Exercise details:
Can you set down, exactly as they appear below, the lines from the opening of the material through the one bearing "1490.5, 1492, 1500];", minus the pictures?

Data extract:
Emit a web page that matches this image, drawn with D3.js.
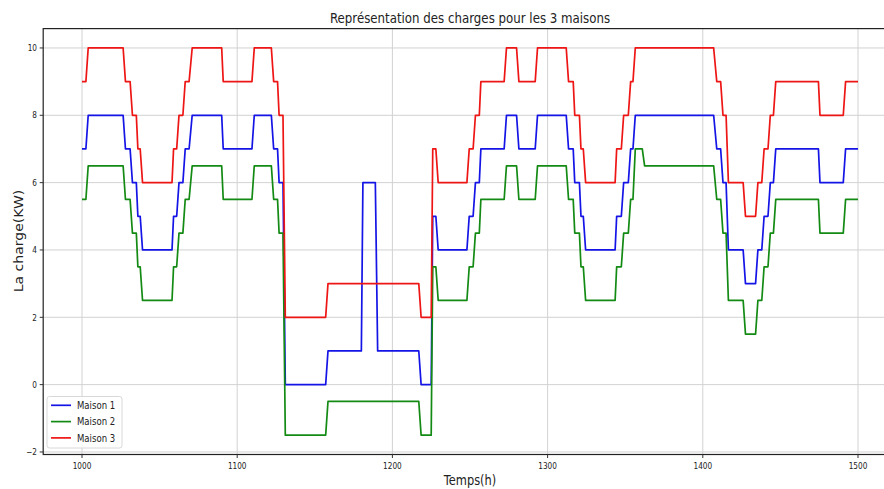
<!DOCTYPE html>
<html lang="fr">
<head>
<meta charset="UTF-8"/>
<title>Représentation des charges</title>
<script src="https://d3js.org/d3.v7.min.js"></script>
<style>
    body { margin: 0; background: #fff; }
    text { font-family: "DejaVu Sans", sans-serif; fill: #222; }
</style>
</head>
<body>
<script>
    //vertex times (h) of the step curves
    var temps = [1000, 1002.5, 1004, 1026.5, 1028, 1031, 1032.5, 1035, 1036, 1037.5, 1039, 1058, 1059, 1061, 1062.5, 1065, 1066.5, 1069, 1071, 1090,
        1091, 1109.5, 1111, 1122, 1123.5, 1126, 1127, 1129.5, 1131, 1157, 1158.5, 1180, 1181, 1189, 1190.5, 1217, 1218.5, 1225, 1226, 1228,
        1229.5, 1248, 1249.5, 1252, 1253.5, 1256, 1257, 1272, 1273.5, 1280, 1281.5, 1292, 1293.5, 1312, 1313.5, 1316.5, 1317.5, 1320.5, 1321.5, 1323,
        1324.5, 1343.5, 1344.5, 1347.5, 1349, 1352, 1353.5, 1355, 1356.5, 1361, 1362.5, 1407, 1409, 1411.5, 1413, 1415, 1416.5, 1426, 1427.5, 1434,
        1435.5, 1438, 1439.5, 1442, 1443.5, 1445.5, 1447, 1474.5, 1475.5, 1490.5, 1492, 1500];

    //charge (KW) of each house at those times
    var maison1 = [7, 7, 8, 8, 7, 7, 6, 6, 5, 5, 4, 4, 5, 5, 6, 6, 7, 7, 8, 8,
        7, 7, 8, 8, 7, 7, 6, 6, 0, 0, 1, 1, 6, 6, 1, 1, 0, 0, 5, 5,
        4, 4, 5, 5, 6, 6, 7, 7, 8, 8, 7, 7, 8, 8, 7, 7, 6, 6, 5, 5,
        4, 4, 5, 5, 6, 6, 7, 7, 8, 8, 8, 8, 7, 7, 6, 6, 4, 4, 3, 3,
        4, 4, 5, 5, 6, 6, 7, 7, 6, 6, 7, 7];
    var maison2 = [5.5, 5.5, 6.5, 6.5, 5.5, 5.5, 4.5, 4.5, 3.5, 3.5, 2.5, 2.5, 3.5, 3.5, 4.5, 4.5, 5.5, 5.5, 6.5, 6.5,
        5.5, 5.5, 6.5, 6.5, 5.5, 5.5, 4.5, 4.5, -1.5, -1.5, -0.5, -0.5, -0.5, -0.5, -0.5, -0.5, -1.5, -1.5, 3.5, 3.5,
        2.5, 2.5, 3.5, 3.5, 4.5, 4.5, 5.5, 5.5, 6.5, 6.5, 5.5, 5.5, 6.5, 6.5, 5.5, 5.5, 4.5, 4.5, 3.5, 3.5,
        2.5, 2.5, 3.5, 3.5, 4.5, 4.5, 5.5, 5.5, 7, 7, 6.5, 6.5, 5.5, 5.5, 4.5, 4.5, 2.5, 2.5, 1.5, 1.5,
        2.5, 2.5, 3.5, 3.5, 4.5, 4.5, 5.5, 5.5, 4.5, 4.5, 5.5, 5.5];
    var maison3 = [9, 9, 10, 10, 9, 9, 8, 8, 7, 7, 6, 6, 7, 7, 8, 8, 9, 9, 10, 10,
        9, 9, 10, 10, 9, 9, 8, 8, 2, 2, 3, 3, 3, 3, 3, 3, 2, 2, 7, 7,
        6, 6, 7, 7, 8, 8, 9, 9, 10, 10, 9, 9, 10, 10, 9, 9, 8, 8, 7, 7,
        6, 6, 7, 7, 8, 8, 9, 9, 10, 10, 10, 10, 9, 9, 8, 8, 6, 6, 5, 5,
        6, 6, 7, 7, 8, 8, 9, 9, 8, 8, 9, 9];

    var noms = ["Maison 1", "Maison 2", "Maison 3"];
    var couleurs = ["#1414e6", "#138a13", "#ee1515"];
    var xTicks = [1000, 1100, 1200, 1300, 1400, 1500];
    var yTicks = [-2, 0, 2, 4, 6, 8, 10];

    var w = 884;
    var h = 489;
    var sx = 0.815; //horizontal squeeze of the original picture

    var series = [maison1, maison2, maison3].map(function (vals, i) {
        return { nom: noms[i], couleur: couleurs[i], pts: vals.map(function (v, j) { return [temps[j], v]; }) };
    });

    //scales, with matplotlib's 5% margins
    var xScale = d3.scaleLinear().domain([975, 1525]).range([43.2, 896.8]);
    var yScale = d3.scaleLinear().domain([-2.075, 10.575]).range([454.5, 28.6]);

    var svg = d3.select("body").append("svg")
        .attr("width", w)
        .attr("height", h);

    function squeeze(x, y, rot) {
        return "translate(" + x + "," + y + ") scale(" + sx + ",1)" + (rot ? " rotate(" + rot + ")" : "");
    }

    //grid
    svg.append("g").selectAll("line").data(xTicks).enter().append("line")
        .attr("x1", function (d) { return xScale(d); })
        .attr("x2", function (d) { return xScale(d); })
        .attr("y1", 28.6).attr("y2", 454.5)
        .attr("stroke", "#d2d2d2").attr("stroke-width", 1);
    svg.append("g").selectAll("line").data(yTicks).enter().append("line")
        .attr("y1", function (d) { return yScale(d); })
        .attr("y2", function (d) { return yScale(d); })
        .attr("x1", 43.2).attr("x2", 896.8)
        .attr("stroke", "#d2d2d2").attr("stroke-width", 1);

    //lines
    var line = d3.line()
        .x(function (d) { return xScale(d[0]); })
        .y(function (d) { return yScale(d[1]); });

    svg.append("g").selectAll("path").data(series).enter().append("path")
        .attr("d", function (d) { return line(d.pts); })
        .attr("fill", "none")
        .attr("stroke", function (d) { return d.couleur; })
        .attr("stroke-width", 1.7)
        .attr("stroke-linejoin", "round");

    //frame
    svg.append("rect")
        .attr("x", 43.2).attr("y", 28.6)
        .attr("width", 896.8 - 43.2).attr("height", 454.5 - 28.6)
        .attr("fill", "none").attr("stroke", "#222").attr("stroke-width", 1.2);

    //ticks and tick labels
    svg.append("g").selectAll("line").data(xTicks).enter().append("line")
        .attr("x1", function (d) { return xScale(d); })
        .attr("x2", function (d) { return xScale(d); })
        .attr("y1", 454.5).attr("y2", 458)
        .attr("stroke", "#333");
    svg.append("g").selectAll("text").data(xTicks).enter().append("text")
        .attr("transform", function (d) { return squeeze(xScale(d), 469); })
        .attr("text-anchor", "middle")
        .attr("font-size", "9px")
        .text(function (d) { return d; });

    svg.append("g").selectAll("line").data(yTicks).enter().append("line")
        .attr("y1", function (d) { return yScale(d); })
        .attr("y2", function (d) { return yScale(d); })
        .attr("x1", 39.7).attr("x2", 43.2)
        .attr("stroke", "#333");
    svg.append("g").selectAll("text").data(yTicks).enter().append("text")
        .attr("transform", function (d) { return squeeze(37, yScale(d) + 3.2); })
        .attr("text-anchor", "end")
        .attr("font-size", "9px")
        .text(function (d) { return d < 0 ? "\u2212" + (-d) : d; });

    //titles
    svg.append("text")
        .attr("transform", squeeze(470, 23))
        .attr("text-anchor", "middle")
        .attr("font-size", "14.5px")
        .text("Représentation des charges pour les 3 maisons");
    svg.append("text")
        .attr("transform", squeeze(470, 485))
        .attr("text-anchor", "middle")
        .attr("font-size", "14px")
        .text("Temps(h)");
    svg.append("text")
        .attr("transform", squeeze(23, 241, -90))
        .attr("text-anchor", "middle")
        .attr("font-size", "14px")
        .text("La charge(KW)");

    //legend
    var leg = svg.append("g");
    leg.append("rect")
        .attr("x", 47).attr("y", 396.5)
        .attr("width", 75).attr("height", 51.5)
        .attr("rx", 2.5)
        .attr("fill", "#fff").attr("fill-opacity", 0.85)
        .attr("stroke", "#d8d8d8");
    var items = leg.selectAll("g").data(series).enter().append("g")
        .attr("transform", function (d, i) { return "translate(0," + (405.3 + i * 16.3) + ")"; });
    items.append("line")
        .attr("x1", 51).attr("x2", 71).attr("y1", 0).attr("y2", 0)
        .attr("stroke", function (d) { return d.couleur; })
        .attr("stroke-width", 1.7);
    items.append("text")
        .attr("transform", squeeze(77, 3.8))
        .attr("font-size", "10.5px")
        .text(function (d) { return d.nom; });
</script>
</body>
</html>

Exercise solution:
Emit a web page that matches this image, drawn with D3.js.
<!DOCTYPE html>
<html lang="fr">
<head>
<meta charset="UTF-8"/>
<title>Représentation des charges</title>
<script src="https://d3js.org/d3.v7.min.js"></script>
<style>
    body { margin: 0; background: #fff; }
    text { font-family: "DejaVu Sans", sans-serif; fill: #222; }
</style>
</head>
<body>
<script>
    //vertex times (h) of the step curves
    var temps = [1000, 1002.5, 1004, 1026.5, 1028, 1031, 1032.5, 1035, 1036, 1037.5, 1039, 1058, 1059, 1061, 1062.5, 1065, 1066.5, 1069, 1071, 1090,
        1091, 1109.5, 1111, 1122, 1123.5, 1126, 1127, 1129.5, 1131, 1157, 1158.5, 1180, 1181, 1189, 1190.5, 1217, 1218.5, 1225, 1226, 1228,
        1229.5, 1248, 1249.5, 1252, 1253.5, 1256, 1257, 1272, 1273.5, 1280, 1281.5, 1292, 1293.5, 1312, 1313.5, 1316.5, 1317.5, 1320.5, 1321.5, 1323,
        1324.5, 1343.5, 1344.5, 1347.5, 1349, 1352, 1353.5, 1355, 1356.5, 1361, 1362.5, 1407, 1409, 1411.5, 1413, 1415, 1416.5, 1426, 1427.5, 1434,
        1435.5, 1438, 1439.5, 1442, 1443.5, 1445.5, 1447, 1474.5, 1475.5, 1490.5, 1492, 1500];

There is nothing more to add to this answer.